#### Records shown
---

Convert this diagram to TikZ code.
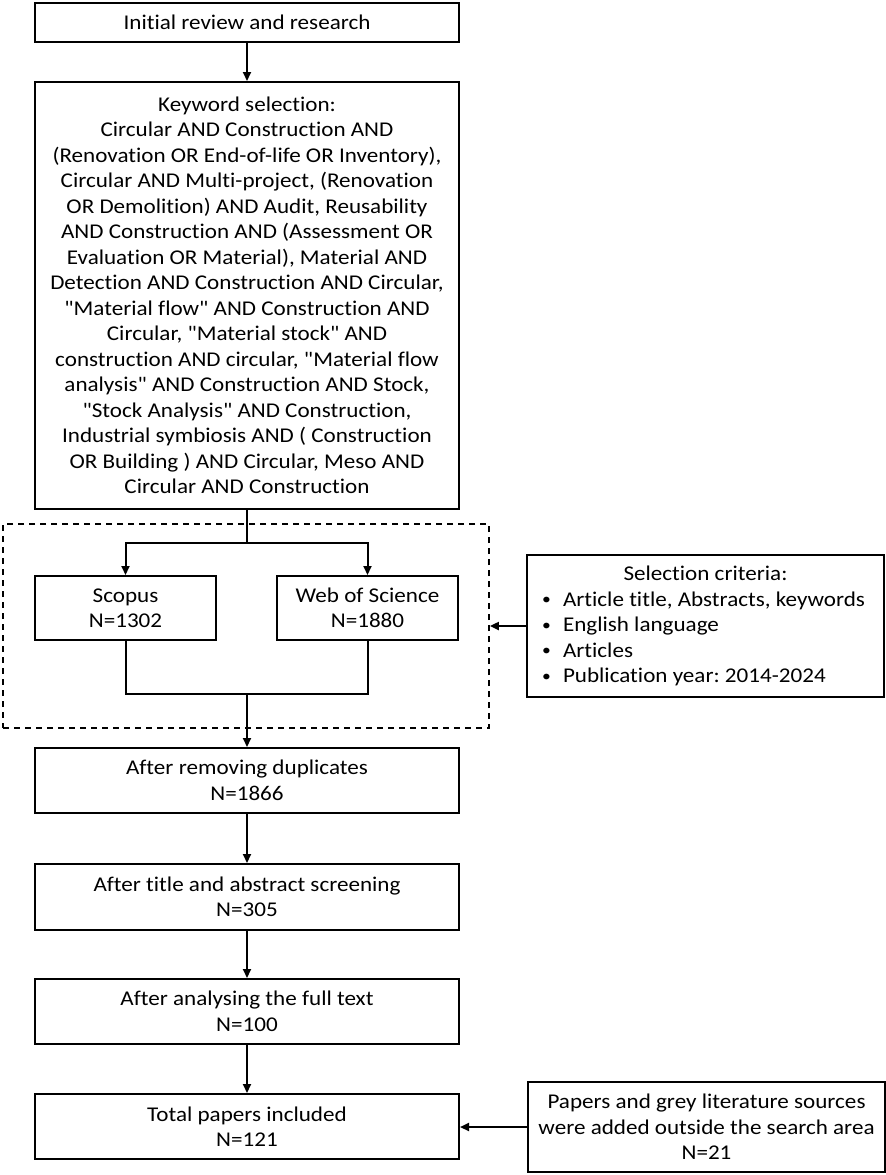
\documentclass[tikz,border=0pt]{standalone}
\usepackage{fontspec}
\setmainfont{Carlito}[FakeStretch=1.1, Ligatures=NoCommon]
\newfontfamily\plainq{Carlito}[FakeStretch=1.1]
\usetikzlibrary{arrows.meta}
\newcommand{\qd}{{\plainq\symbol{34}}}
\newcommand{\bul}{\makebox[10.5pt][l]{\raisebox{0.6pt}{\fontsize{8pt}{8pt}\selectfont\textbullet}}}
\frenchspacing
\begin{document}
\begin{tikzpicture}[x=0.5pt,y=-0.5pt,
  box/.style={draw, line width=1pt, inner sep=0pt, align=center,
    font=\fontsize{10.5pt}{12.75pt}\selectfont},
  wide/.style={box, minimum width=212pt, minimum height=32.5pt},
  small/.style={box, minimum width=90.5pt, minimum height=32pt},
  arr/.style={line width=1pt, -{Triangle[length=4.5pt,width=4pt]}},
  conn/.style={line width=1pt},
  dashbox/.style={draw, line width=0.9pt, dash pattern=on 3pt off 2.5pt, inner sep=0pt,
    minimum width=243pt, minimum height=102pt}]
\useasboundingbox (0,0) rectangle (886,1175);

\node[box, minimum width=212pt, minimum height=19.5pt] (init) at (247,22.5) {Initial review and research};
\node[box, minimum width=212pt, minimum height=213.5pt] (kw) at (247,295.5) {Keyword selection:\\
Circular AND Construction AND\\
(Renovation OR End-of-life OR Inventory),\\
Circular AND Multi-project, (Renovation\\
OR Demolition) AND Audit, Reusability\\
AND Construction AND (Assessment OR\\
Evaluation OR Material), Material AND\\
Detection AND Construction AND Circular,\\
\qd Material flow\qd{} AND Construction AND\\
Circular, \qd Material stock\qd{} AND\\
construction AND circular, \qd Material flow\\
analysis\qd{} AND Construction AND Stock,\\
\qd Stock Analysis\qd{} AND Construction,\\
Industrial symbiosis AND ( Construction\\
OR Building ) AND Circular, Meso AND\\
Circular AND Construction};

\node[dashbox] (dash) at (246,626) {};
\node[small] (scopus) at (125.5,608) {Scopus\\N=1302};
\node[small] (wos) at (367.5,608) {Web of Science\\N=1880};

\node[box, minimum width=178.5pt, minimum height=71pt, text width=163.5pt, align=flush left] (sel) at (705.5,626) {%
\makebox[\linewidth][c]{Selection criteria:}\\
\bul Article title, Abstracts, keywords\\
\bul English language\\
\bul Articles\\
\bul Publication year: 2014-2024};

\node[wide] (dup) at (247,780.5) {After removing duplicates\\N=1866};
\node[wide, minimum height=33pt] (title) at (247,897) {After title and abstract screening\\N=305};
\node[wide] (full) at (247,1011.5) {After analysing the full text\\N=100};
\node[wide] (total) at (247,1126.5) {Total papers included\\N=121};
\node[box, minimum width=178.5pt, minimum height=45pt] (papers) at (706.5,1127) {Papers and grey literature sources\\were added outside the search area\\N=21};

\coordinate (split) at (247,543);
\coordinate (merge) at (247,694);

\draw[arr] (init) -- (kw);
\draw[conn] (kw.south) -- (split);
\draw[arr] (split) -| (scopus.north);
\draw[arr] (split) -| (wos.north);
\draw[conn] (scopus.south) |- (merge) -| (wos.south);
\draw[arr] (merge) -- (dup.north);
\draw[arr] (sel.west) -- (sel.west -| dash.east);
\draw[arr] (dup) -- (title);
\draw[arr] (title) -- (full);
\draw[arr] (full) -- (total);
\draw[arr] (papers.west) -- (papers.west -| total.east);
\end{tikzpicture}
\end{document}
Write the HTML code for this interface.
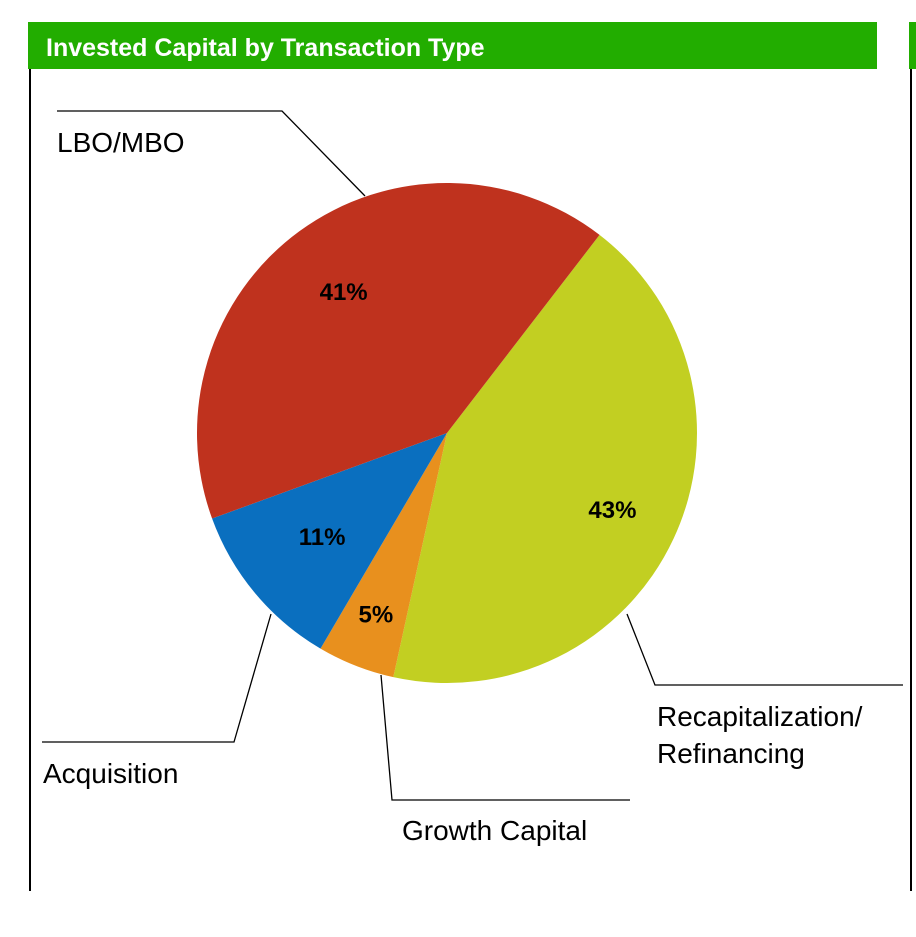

---

#### Your objective
Starting at the first line of the entries, restate word for word everything through the line that holds "(0,0) rectangle (886,1175);", both ends included, but omit any pictures.

#### Reply
Convert this diagram to TikZ code.
\documentclass[tikz,border=0pt]{standalone}
\usepackage{fontspec}
\setmainfont{Carlito}[FakeStretch=1.1, Ligatures=NoCommon]
\newfontfamily\plainq{Carlito}[FakeStretch=1.1]
\usetikzlibrary{arrows.meta}
\newcommand{\qd}{{\plainq\symbol{34}}}
\newcommand{\bul}{\makebox[10.5pt][l]{\raisebox{0.6pt}{\fontsize{8pt}{8pt}\selectfont\textbullet}}}
\frenchspacing
\begin{document}
\begin{tikzpicture}[x=0.5pt,y=-0.5pt,
  box/.style={draw, line width=1pt, inner sep=0pt, align=center,
    font=\fontsize{10.5pt}{12.75pt}\selectfont},
  wide/.style={box, minimum width=212pt, minimum height=32.5pt},
  small/.style={box, minimum width=90.5pt, minimum height=32pt},
  arr/.style={line width=1pt, -{Triangle[length=4.5pt,width=4pt]}},
  conn/.style={line width=1pt},
  dashbox/.style={draw, line width=0.9pt, dash pattern=on 3pt off 2.5pt, inner sep=0pt,
    minimum width=243pt, minimum height=102pt}]
\useasboundingbox (0,0) rectangle (886,1175);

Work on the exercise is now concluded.